** START Data provided **

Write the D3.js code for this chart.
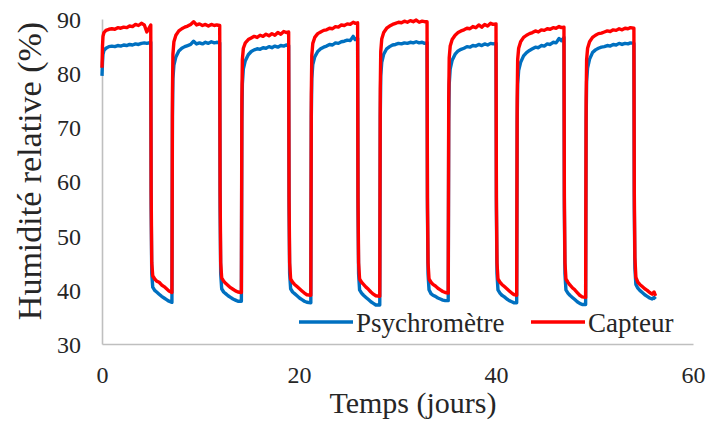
<!DOCTYPE html>
<html><head><meta charset="utf-8">
<script src="https://cdn.jsdelivr.net/npm/d3@7"></script>
<style>body{margin:0;background:#fff}svg{display:block}
text,.tick text{font-family:"Liberation Serif","Times New Roman",serif !important;fill:#262626}</style>
</head><body><svg id="c" width="708" height="423"></svg>
<script>
// Temps (jours)
const jours = [
 0,0.05,0.1,0.2,0.4,0.7,1.0,1.3,1.6,1.9,2.2,2.5,2.8,3.1,3.4,3.7,4.0,4.3,4.55,4.95,
 4.99,5.05,5.15,5.35,5.55,5.8,6.05,6.3,6.55,6.8,
 7.1,7.15,7.2,7.3,7.5,7.8,8.1,8.4,8.7,9.0,9.3,9.6,9.9,10.2,10.5,10.8,11.1,11.4,11.65,11.95,
 11.99,12.05,12.15,12.35,12.55,12.8,13.05,13.3,13.55,13.8,
 14.15,14.2,14.25,14.35,14.55,14.85,15.15,15.45,15.75,16.05,16.35,16.65,16.95,17.25,17.55,17.85,18.15,18.45,18.7,18.95,
 18.99,19.05,19.15,19.35,19.55,19.8,20.05,20.3,20.55,20.8,
 21.2,21.25,21.3,21.4,21.6,21.9,22.2,22.5,22.8,23.1,23.4,23.7,24.0,24.3,24.6,24.9,25.2,25.5,25.7,25.95,
 25.99,26.05,26.15,26.35,26.55,26.8,27.05,27.3,27.55,27.8,
 28.2,28.25,28.3,28.4,28.6,28.9,29.2,29.5,29.8,30.1,30.4,30.7,31.0,31.3,31.6,31.9,32.2,32.5,32.75,33.0,
 33.04,33.1,33.2,33.4,33.6,33.85,34.1,34.35,34.6,34.85,
 35.15,35.2,35.25,35.35,35.55,35.85,36.15,36.45,36.75,37.05,37.35,37.65,37.95,38.25,38.55,38.85,39.15,39.45,39.7,40.0,
 40.04,40.1,40.2,40.4,40.6,40.85,41.1,41.35,41.6,41.85,
 42.1,42.15,42.2,42.3,42.5,42.8,43.1,43.4,43.7,44.0,44.3,44.6,44.9,45.2,45.5,45.8,46.1,46.4,46.65,46.9,
 46.94,47.0,47.1,47.3,47.5,47.75,48.0,48.25,48.5,48.75,
 49.1,49.15,49.2,49.3,49.5,49.8,50.1,50.4,50.7,51.0,51.3,51.6,51.9,52.2,52.5,52.8,53.1,53.4,53.65,54.0,
 54.04,54.1,54.2,54.4,54.6,54.85,55.1,55.35,55.6,55.85,56.05,56.2
];
// Humidité relative (%) - Psychromètre
const psychrometre = [
 79.5,82.0,83.5,84.2,84.6,84.9,85.0,84.9,85.1,85.0,85.2,85.1,85.3,85.2,85.4,85.3,85.5,85.6,85.5,85.7,
 55,43,40.5,39.9,39.6,39.2,38.8,38.5,38.2,37.9,
 37.7,72,79,81.5,83.0,84.1,84.6,84.9,85.1,85.3,85.9,85.4,85.6,85.4,85.7,85.5,85.8,85.6,85.7,85.6,
 55,43,40.2,39.6,39.3,38.9,38.6,38.3,38.1,37.9,
 37.9,71,78,80.8,82.3,83.4,84.0,84.3,84.5,84.4,84.7,84.6,84.9,84.7,85.0,84.8,85.1,85.0,85.2,85.1,
 55,43,40.2,39.6,39.3,38.9,38.5,38.2,37.9,37.7,
 37.6,72,79,81.6,83.0,84.0,84.5,84.8,85.0,85.3,85.2,85.6,85.5,85.8,85.9,86.1,86.0,86.8,86.2,86.4,
 55,43,40.0,39.4,39.0,38.6,38.2,37.8,37.5,37.2,
 37.2,72,79.5,82.0,83.5,84.5,84.9,85.2,85.3,85.5,85.4,85.6,85.5,85.7,85.6,85.8,85.6,85.7,85.5,85.6,
 55,43,40.0,39.3,39.0,38.8,38.5,38.3,38.1,38.0,
 38.0,71,78,80.8,82.4,83.5,84.1,84.4,84.6,84.9,84.8,85.1,85.0,85.3,85.1,85.4,85.2,85.5,85.4,85.5,
 55,43,40.0,39.4,39.0,38.7,38.3,38.0,37.8,37.6,
 37.6,71,78,80.5,82.0,83.2,83.8,84.2,84.5,84.8,84.7,85.1,85.0,85.4,85.3,85.7,85.6,86.4,86.0,86.6,
 55,43,40.0,39.4,39.0,38.6,38.2,37.8,37.5,37.3,
 37.3,71,78.5,81.0,82.6,83.8,84.3,84.6,84.8,84.9,85.1,85.0,85.3,85.2,85.5,85.3,85.5,85.4,85.6,85.5,
 55,44,41.0,40.3,39.9,39.5,39.1,38.8,38.5,38.3,38.6,38.3
];
// Humidité relative (%) - Capteur
const capteur = [
 81.0,85.0,86.8,87.5,87.9,88.1,88.2,88.1,88.4,88.3,88.5,88.4,88.7,88.6,89.0,88.8,89.2,88.9,87.6,88.9,
 58,45,42.6,42.0,41.6,41.4,40.9,40.6,40.2,39.8,
 39.5,76,83.5,85.8,87.0,87.8,88.2,88.5,88.7,89.0,89.5,88.9,89.1,88.8,89.0,88.7,89.0,88.8,88.9,88.8,
 58,45,42.2,41.6,41.2,40.8,40.4,40.1,39.8,39.6,
 39.5,75,82.5,84.6,85.6,86.2,86.5,86.8,86.6,87.0,86.8,87.2,86.9,87.3,87.0,87.5,87.2,87.7,87.5,87.6,
 57,45,42.0,41.4,41.0,40.6,40.2,39.8,39.4,39.1,
 39.0,76,83.3,85.5,86.6,87.3,87.6,87.9,88.0,88.3,88.2,88.6,88.5,88.9,88.8,89.1,89.0,89.4,89.2,89.3,
 57,45,42.0,41.4,41.0,40.5,40.1,39.6,39.2,38.9,
 38.8,77,84.0,86.3,87.5,88.3,88.7,89.0,89.2,89.4,89.3,89.6,89.4,89.7,89.5,89.8,89.4,89.6,89.5,89.5,
 57,45,42.0,41.4,41.0,40.7,40.3,40.0,39.7,39.5,
 39.4,75,82.8,85.0,86.2,87.0,87.5,87.8,88.0,88.3,88.2,88.6,88.4,88.9,88.5,89.0,88.7,89.2,89.0,89.1,
 57,45,42.0,41.4,41.0,40.6,40.2,39.8,39.4,39.1,
 39.0,75,82.5,84.6,85.8,86.6,87.0,87.3,87.5,87.8,87.6,88.0,87.9,88.2,88.1,88.4,88.3,88.6,88.4,88.5,
 57,45,42.0,41.4,40.9,40.4,40.0,39.5,39.0,38.7,
 38.6,75,82.5,84.6,85.8,86.6,87.0,87.3,87.4,87.6,87.8,87.7,88.0,87.9,88.2,88.0,88.3,88.2,88.4,88.3,
 58,46,42.3,41.4,41.0,40.6,40.2,39.9,39.5,39.2,39.6,38.9
];
const xTicks = [0, 20, 40, 60];
const yTicks = [30, 40, 50, 60, 70, 80, 90];
const seriesNames = ["Psychromètre", "Capteur"];
const seriesColors = ["#0070C0", "#FF0000"];
const xTitle = "Temps (jours)";
const yTitle = "Humidité relative (%)";

const SERIF = '"Liberation Serif", "Times New Roman", serif';
const svg = d3.select("#c");
const x = d3.scaleLinear().domain([0, 60]).range([102, 693]);
const y = d3.scaleLinear().domain([30, 90]).range([344, 19]);

// axes
const xAxis = svg.append("g").attr("transform", `translate(0,${y(30)})`)
  .call(d3.axisBottom(x).tickValues(xTicks).tickSize(0).tickPadding(22).tickFormat(d3.format("d")));
const yAxis = svg.append("g").attr("transform", `translate(${x(0)},0)`)
  .call(d3.axisLeft(y).tickValues(yTicks).tickSize(0).tickPadding(21).tickFormat(d3.format("d")));
[xAxis, yAxis].forEach(g => {
  g.attr("font-family", SERIF).attr("font-size", 24);
  g.select(".domain").attr("stroke", "#BFBFBF").attr("stroke-width", 1.6);
  g.selectAll("text").attr("fill", "#262626").style("font-family", SERIF).style("font-size", "24px");
});
xAxis.selectAll("text").attr("dy", "0.71em");
yAxis.selectAll("text").attr("dy", "0.35em");

const data = jours.map((d, i) => ({ t: d, p: psychrometre[i], c: capteur[i] }));
const line = key => d3.line().x(d => x(d.t)).y(d => y(d[key]));
svg.append("path").datum(data).attr("d", line("p"))
  .attr("fill", "none").attr("stroke", seriesColors[0]).attr("stroke-width", 3.4).attr("stroke-linejoin", "round");
svg.append("path").datum(data).attr("d", line("c"))
  .attr("fill", "none").attr("stroke", seriesColors[1]).attr("stroke-width", 3.4).attr("stroke-linejoin", "round");

// titles
svg.append("text").attr("x", 413).attr("y", 413).attr("text-anchor", "middle")
  .attr("font-family", SERIF).attr("font-size", 30).text(xTitle);
svg.append("text").attr("transform", "translate(41,171) rotate(-90)").attr("text-anchor", "middle")
  .attr("font-family", SERIF).attr("font-size", 34).text(yTitle);

// legend
const legX = [299, 531];
seriesNames.forEach((n, i) => {
  svg.append("line").attr("x1", legX[i]).attr("x2", legX[i] + 54).attr("y1", 322).attr("y2", 322)
    .attr("stroke", seriesColors[i]).attr("stroke-width", 3.4);
  svg.append("text").attr("x", legX[i] + 57).attr("y", 332)
    .attr("font-family", SERIF).attr("font-size", 27).text(n);
});
</script></body></html>
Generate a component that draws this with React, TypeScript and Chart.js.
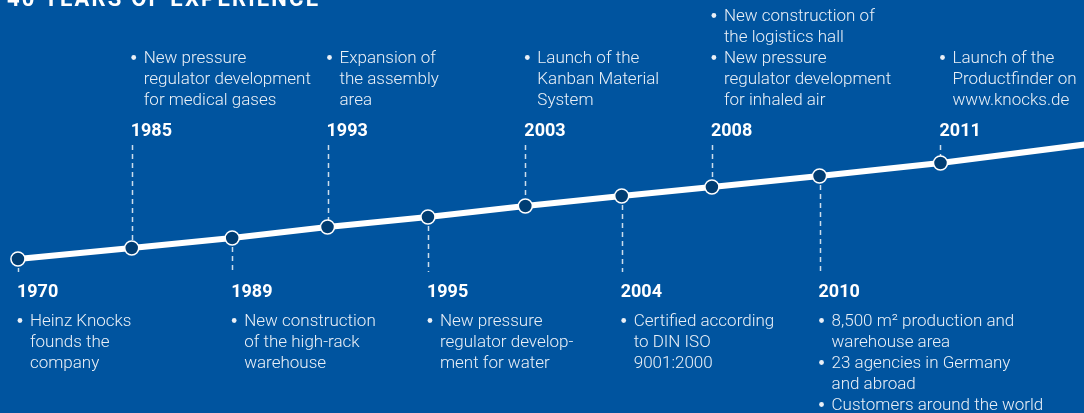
import React, { useEffect, useRef } from 'react';
import { Chart, registerables } from 'chart.js';

Chart.register(...registerables);

// ---- data ----
const years = ['1970', '1985', '1989', '1993', '1995', '2003', '2004', '2008', '2010', '2011'];
// position of each milestone along the timeline (slot units)
const slots = [0, 1.11, 2.09, 3.02, 4.0, 4.95, 5.89, 6.77, 7.82, 9.0];
// height of the rising "experience" line at each milestone
const levels = [154, 165, 175, 186, 196, 207, 217, 226, 237, 250];
const tailSlot = 10.6;
const tailLevel = 271;
const sides = ['below', 'above', 'below', 'above', 'below', 'above', 'below', 'above', 'below', 'above'];
const notes: string[][][] = [
  [['Heinz Knocks', 'founds the', 'company']],
  [['New pressure', 'regulator development', 'for medical gases']],
  [['New construction', 'of the high-rack', 'warehouse']],
  [['Expansion of', 'the assembly', 'area']],
  [['New pressure', 'regulator develop-', 'ment for water']],
  [['Launch of the', 'Kanban Material', 'System']],
  [['Certified according', 'to DIN ISO', '9001:2000']],
  [['New construction of', 'the logistics hall'], ['New pressure', 'regulator development', 'for inhaled air']],
  [['8,500 m² production and', 'warehouse area'], ['23 agencies in Germany', 'and abroad'], ['Customers around the world']],
  [['Launch of the', 'Productfinder on', 'www.knocks.de']],
];
const title = '40 YEARS OF EXPERIENCE';

// ---- styles ----
const BG = '#00549f';
const DOT = '#003d73';
const WIDTH = 1084;
const HEIGHT = 413;

const timelinePlugin = {
  id: 'timeline',
  beforeDraw(chart: any) {
    const { ctx } = chart;
    ctx.save();
    ctx.fillStyle = BG;
    ctx.fillRect(0, 0, chart.width, chart.height);
    ctx.restore();
  },
  beforeDatasetsDraw(chart: any) {
    const { ctx } = chart;
    const xs = chart.scales.x;
    const ys = chart.scales.y;
    ctx.save();
    ctx.strokeStyle = 'rgba(255,255,255,0.8)';
    ctx.lineWidth = 1.5;
    ctx.setLineDash([5, 4]);
    years.forEach((_, i) => {
      const px = Math.round(xs.getPixelForValue(slots[i])) + 0.5;
      const py = ys.getPixelForValue(levels[i]);
      ctx.beginPath();
      if (sides[i] === 'above') {
        ctx.moveTo(px, 145);
        ctx.lineTo(px, py);
      } else {
        ctx.moveTo(px, py);
        ctx.lineTo(px, 272);
      }
      ctx.stroke();
    });
    ctx.restore();
  },
  afterDatasetsDraw(chart: any) {
    const { ctx } = chart;
    const xs = chart.scales.x;
    const lh = 21;
    ctx.save();
    ctx.textBaseline = 'alphabetic';
    ctx.textAlign = 'left';
    years.forEach((yr, i) => {
      const px = xs.getPixelForValue(slots[i]);
      const above = sides[i] === 'above';
      ctx.fillStyle = '#ffffff';
      ctx.font = 'bold 18px Roboto, "Liberation Sans", sans-serif';
      ctx.fillText(yr, px - 1, above ? 136 : 297);

      const lines: { text: string; bullet: boolean }[] = [];
      notes[i].forEach((b) => b.forEach((t, k) => lines.push({ text: t, bullet: k === 0 })));
      const startY = above ? 105 - (lines.length - 1) * lh : 326;
      ctx.font = '300 17px Roboto, "Liberation Sans", sans-serif';
      ctx.fillStyle = '#eaf0f7';
      lines.forEach((ln, k) => {
        const by = startY + k * lh;
        if (ln.bullet) {
          ctx.beginPath();
          ctx.arc(px + 2, by - 5.5, 2.4, 0, Math.PI * 2);
          ctx.fill();
        }
        ctx.fillText(ln.text, px + 12, by);
      });
    });

    // title (partly cut by the top edge)
    ctx.fillStyle = '#ffffff';
    ctx.font = 'bold 22px Roboto, "Liberation Sans", sans-serif';
    const plain = ctx.measureText(title).width;
    const spacing = (311 - plain) / (title.length - 1);
    let x = 7;
    for (const ch of title) {
      ctx.fillText(ch, x, 6);
      x += ctx.measureText(ch).width + spacing;
    }
    ctx.restore();
  },
};

export default function App() {
  const ref = useRef<HTMLCanvasElement | null>(null);
  useEffect(() => {
    if (!ref.current) return;
    const pts = years.map((_, i) => ({ x: slots[i], y: levels[i] }));
    pts.push({ x: tailSlot, y: tailLevel });
    const chart = new Chart(ref.current, {
      type: 'line',
      data: {
        datasets: [
          {
            data: pts,
            borderColor: '#ffffff',
            borderWidth: 6,
            pointRadius: pts.map((_, i) => (i < years.length ? 7 : 0)),
            pointBackgroundColor: DOT,
            pointBorderColor: '#ffffff',
            pointBorderWidth: 1.5,
            tension: 0,
          },
        ],
      },
      options: {
        responsive: false,
        animation: false,
        devicePixelRatio: 1,
        layout: { padding: 0, autoPadding: false },
        plugins: { legend: { display: false }, tooltip: { enabled: false } },
        events: [],
        scales: {
          x: { type: 'linear', display: false, min: -0.175, max: 10.4 },
          y: { type: 'linear', display: false, min: 0, max: 413 },
        },
      },
      plugins: [timelinePlugin],
    });
    return () => chart.destroy();
  }, []);
  return (
    <div style={{ position: 'absolute', left: 0, top: 0, width: WIDTH, height: HEIGHT }}>
      <canvas ref={ref} width={WIDTH} height={HEIGHT} />
    </div>
  );
}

** END Data provided **

Work to complete: Up in the listing, locate the line with "Generate a component"; print it and every line after it down to the line with "Chart.register(...registerables);", which is included too. Skip the pictures.

Answer for the task:
Generate a component that draws this with React, TypeScript and Chart.js.
import React, { useEffect, useRef } from 'react';
import { Chart, registerables } from 'chart.js';

Chart.register(...registerables);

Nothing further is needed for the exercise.